▶ [REQUIREMENTS] Look for the string "this" and copy every line that has it.

▶ [DATA RECORDS]
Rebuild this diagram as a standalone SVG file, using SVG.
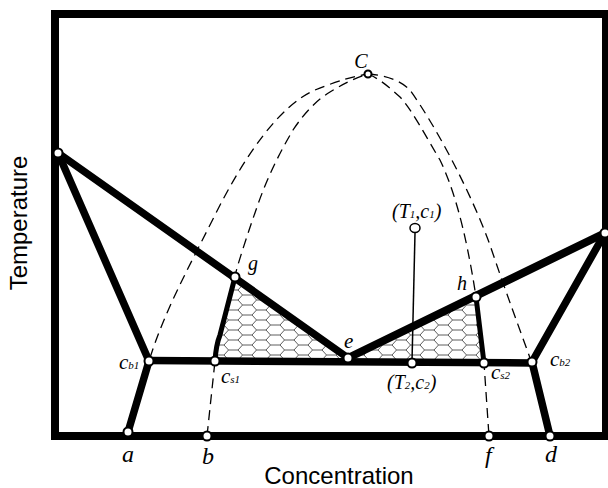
<svg xmlns="http://www.w3.org/2000/svg" width="608" height="488" viewBox="0 0 608 488">
<style>
.frame{fill:none;stroke:#000;stroke-width:8}
.thick{fill:none;stroke:#000;stroke-width:7.5;stroke-linecap:round;stroke-linejoin:round}
.mid{fill:none;stroke:#000;stroke-width:5;stroke-linecap:round}
.dash{fill:none;stroke:#000;stroke-width:1.3;stroke-dasharray:10 6}
.thin{fill:none;stroke:#000;stroke-width:1.5}
.pt{fill:#fff;stroke:#000;stroke-width:2}
.lab{font-family:"Liberation Serif","Times New Roman",serif;font-style:italic;font-size:20px;fill:#000}
.big{font-size:24px}
.sub{font-size:11px}
.axis{font-family:"Liberation Sans",Arial,sans-serif;font-size:24px;fill:#000}
</style>
<defs>
<pattern id="hex" patternUnits="userSpaceOnUse" width="28" height="10" x="0" y="0">
<path d="M0,5 L4.5,0 L14,0 L18.5,5 L14,10 L4.5,10 Z M18.5,5 L28,5" fill="none" stroke="#333" stroke-width="0.8"/>
</pattern>
</defs>
<rect x="0" y="0" width="608" height="488" fill="#fff"/>
<g id="frame">
<rect class="frame" x="55" y="14" width="551" height="422"/>
</g>
<g id="hatch">
<path d="M235,277 L348,358 L348,361.5 L215,361 Q216,345 220,335 Z" fill="url(#hex)"/>
<path d="M348,358 L476,297 L484,363 L348,361.5 Z" fill="url(#hex)"/>
</g>
<g id="connectors">
<path class="dash" d="M150,358 C165,310 190,265 215,215 C245,155 280,105 315,90 C340,80 355,76 368,74"/>
<path class="dash" d="M368,74 C385,75 400,80 410,90 C435,125 470,190 490,245 C505,290 520,330 530,358"/>
<path class="dash" d="M207,436 L215,361 Q216,345 220,335 L237,268 C243,248 250,227 257,207 C267,178 280,152 293,130 C305,112 317,100 330,92 C343,84 355,78 368,74"/>
<path class="dash" d="M368,74 C380,79 390,88 400,97 C412,110 425,135 440,160 C452,185 465,225 476,297 L484,363 L489,436"/>
<path class="thin" d="M415,233 L412,362"/>
<path class="thick" d="M58,153 L149,361"/>
<path class="thick" d="M58,153 L348,358"/>
<path class="thick" style="stroke-width:8" d="M348,358 L605,233"/>
<path class="thick" d="M605,233 L532,362 L550,436"/>
<path class="thick" d="M149,361 L128,432"/>
<path class="thick" d="M149,360.5 L532,363"/>
<path class="mid" d="M235,277 L220,335 Q216,345 215,361"/>
<path class="mid" d="M476,297 L484,363"/>
</g>
<g id="points">
<circle class="pt" cx="58" cy="153" r="4.5"/>
<circle class="pt" cx="605" cy="233" r="4.5"/>
<circle class="pt" cx="368" cy="74" r="3.5"/>
<circle class="pt" cx="149" cy="361" r="4.5"/>
<circle class="pt" cx="215" cy="361" r="4.5"/>
<circle class="pt" cx="235" cy="277" r="4.5"/>
<circle class="pt" cx="348" cy="358" r="4.5"/>
<circle class="pt" cx="412" cy="363" r="4.5"/>
<circle class="pt" cx="476" cy="297" r="4.5"/>
<circle class="pt" cx="484" cy="363" r="4.5"/>
<circle class="pt" cx="532" cy="362" r="4.5"/>
<circle class="pt" cx="128" cy="432" r="4.5"/>
<circle class="pt" cx="207" cy="436" r="4.5"/>
<circle class="pt" cx="489" cy="436" r="4.5"/>
<circle class="pt" cx="550" cy="436" r="4.5"/>
<ellipse class="pt" style="stroke-width:1.5" cx="415" cy="228" rx="5" ry="4.5"/>
</g>
<g id="labels">
<text class="lab" x="361" y="68" text-anchor="middle">C</text>
<text class="lab" x="248" y="270">g</text>
<text class="lab" x="457" y="290">h</text>
<text class="lab" style="font-size:21px" x="344" y="348">e</text>
<text class="lab" x="392" y="218">(T<tspan class="sub">1</tspan>,c<tspan class="sub">1</tspan>)</text>
<text class="lab" x="387" y="389">(T<tspan class="sub">2</tspan>,c<tspan class="sub">2</tspan>)</text>
<text class="lab" style="font-size:21px" x="119" y="369">c<tspan class="sub">b1</tspan></text>
<text class="lab" style="font-size:21px" x="221" y="383">c<tspan class="sub">s1</tspan></text>
<text class="lab" style="font-size:21px" x="491" y="379">c<tspan class="sub">s2</tspan></text>
<text class="lab" style="font-size:21px" x="550" y="366">c<tspan class="sub">b2</tspan></text>
<text class="lab big" x="122" y="462">a</text>
<text class="lab big" x="202" y="464">b</text>
<text class="lab big" x="485" y="463">f</text>
<text class="lab big" x="545" y="462">d</text>
<text class="axis" x="339" y="484" text-anchor="middle">Concentration</text>
<text class="axis" transform="translate(26.5,223) rotate(-90)" text-anchor="middle">Temperature</text>
</g>
</svg>
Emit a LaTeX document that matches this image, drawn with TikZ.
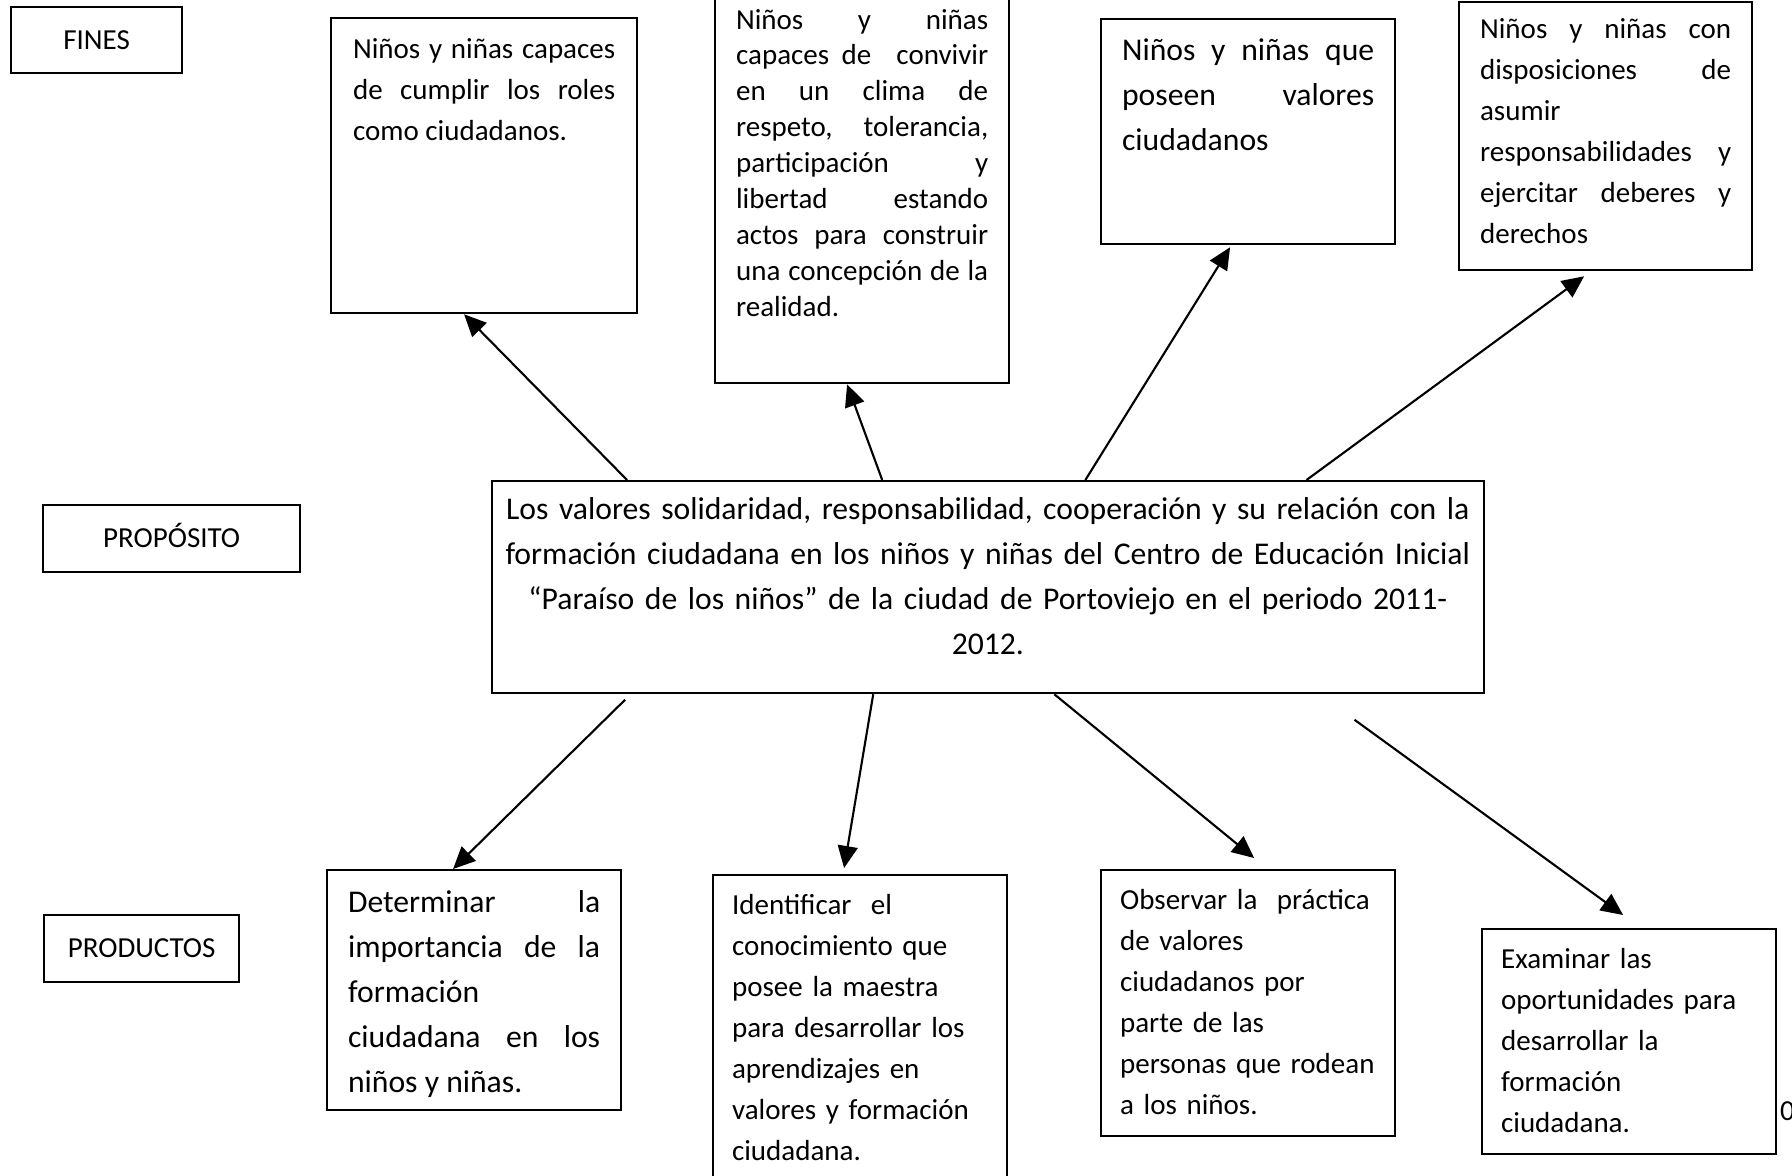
\documentclass[tikz,border=0pt]{standalone}
\usepackage{fontspec}
\setmainfont{Carlito}
\usetikzlibrary{arrows.meta}
\tolerance=10000
\hyphenpenalty=10000
\exhyphenpenalty=10000
\tikzset{
    lbl/.style={draw, anchor=north west, inner sep=0pt, text height=0.644em, text depth=0.12em, font=\fontsize{8.25}{11.7}\selectfont},
    box/.style={draw, anchor=north west, inner ysep=0pt, align=justify, font=\fontsize{8.25}{11.7}\selectfont},
    big/.style={font=\fontsize{9}{12.8}\selectfont}
}

\begin{document}
\begin{tikzpicture}[x=0.01cm,y=-0.01cm,line width=0.6pt,>={Triangle[length=2.2mm,width=2mm]}]
            \useasboundingbox (0,0) rectangle (1792,1175);
            %etiquetas
            \node[lbl, minimum width=1.71cm, minimum height=0.66cm] (fines) at (10,6) {FINES};
            \node[lbl, minimum width=2.57cm, minimum height=0.67cm] (proposito) at (42,504) {PROPÓSITO};
            \node[lbl, minimum width=1.95cm, minimum height=0.67cm] (productos) at (43,914) {PRODUCTOS};
            %fines
            \node[box, text width=2.62cm, inner xsep=0.22cm, text height=0.40cm, text depth=2.55cm] (fin1) at (330,17)
                {Niños y niñas capaces\linebreak de cumplir los roles\linebreak como ciudadanos.};
            \node[box, font=\fontsize{8.25}{10.2}\selectfont, text width=2.52cm, inner xsep=0.21cm, text height=0.39cm, text depth=3.54cm] (fin2) at (714,-11)
                {Niños y niñas\linebreak capaces de~ convivir\linebreak en un clima de\linebreak respeto, tolerancia,\linebreak participación y\linebreak libertad estando\linebreak actos para construir\linebreak una concepción de la\linebreak realidad.};
            \node[box, big, text width=2.52cm, inner xsep=0.21cm, text height=0.41cm, text depth=1.84cm] (fin3) at (1100,18)
                {Niños y niñas que\linebreak poseen valores\linebreak ciudadanos};
            \node[box, text width=2.51cm, inner xsep=0.21cm, text height=0.36cm, text depth=2.32cm] (fin4) at (1458,1)
                {Niños y niñas con\linebreak disposiciones de\linebreak asumir\newline responsabilidades y\linebreak ejercitar deberes y\linebreak derechos};
            %proposito
            \node[box, big, align=center, text width=9.85cm, inner xsep=0.03cm, text height=0.385cm, text depth=1.735cm] (central) at (491,480)
                {Los valores solidaridad, responsabilidad, cooperación y su relación con la\\
                 formación ciudadana en los niños y niñas del Centro de Educación Inicial\\
                 “Paraíso de los niños” de la ciudad de Portoviejo en el periodo 2011-\\
                 2012.};
            %productos
            \node[box, big, text width=2.52cm, inner xsep=0.21cm, text height=0.42cm, text depth=1.98cm] (prod1) at (326,869)
                {Determinar la\linebreak importancia de la\linebreak formación\newline ciudadana en los\linebreak niños y niñas.};
            \node[box, align=left, text width=2.56cm, inner xsep=0.19cm, text height=0.39cm, text depth=2.77cm] (prod2) at (712,874)
                {Identificar~ el\\ conocimiento que\\ posee la maestra\\ para desarrollar los\\ aprendizajes en\\ valores y formación\\ ciudadana.};
            \node[box, align=left, text width=2.56cm, inner xsep=0.19cm, text height=0.39cm, text depth=2.27cm] (prod3) at (1100,869)
                {Observar la~ práctica\\ de valores\\ ciudadanos por\\ parte de las\\ personas que rodean\\ a los niños.};
            \node[box, align=left, text width=2.56cm, inner xsep=0.19cm, text height=0.39cm, text depth=1.86cm] (prod4) at (1481,928)
                {Examinar las\\ oportunidades para\\ desarrollar la\\ formación\\ ciudadana.};
            \node[anchor=base west, inner sep=0pt, font=\fontsize{8.25}{11.7}\selectfont] (num) at (1779,1120) {0};
            %flechas
            \draw[->] ([xshift=1.36cm]central.north west) -- ([xshift=1.34cm]fin1.south west);
            \draw[->] ([xshift=3.91cm]central.north west) -- ([xshift=1.33cm]fin2.south west);
            \draw[->] ([xshift=5.94cm]central.north west) -- ([xshift=1.30cm,yshift=-0.02cm]fin3.south west);
            \draw[->] ([xshift=8.15cm]central.north west) -- ([xshift=1.26cm,yshift=-0.05cm]fin4.south west);
            \draw[->] ([xshift=1.34cm,yshift=-0.055cm]central.south west) -- ([xshift=1.27cm]prod1.north west);
            \draw[->] ([xshift=3.82cm]central.south west) -- ([xshift=1.32cm,yshift=0.06cm]prod2.north west);
            \draw[->] ([xshift=5.63cm]central.south west) -- ([xshift=1.54cm,yshift=0.11cm]prod3.north west);
            \draw[->] ([xshift=8.63cm,yshift=-0.255cm]central.south west) -- ([xshift=1.42cm,yshift=0.13cm]prod4.north west);
        \end{tikzpicture}
\end{document}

▶ [THE SOLUTION]
Rebuild this diagram as a standalone SVG file, using SVG.
Emit a LaTeX document that matches this image, drawn with TikZ.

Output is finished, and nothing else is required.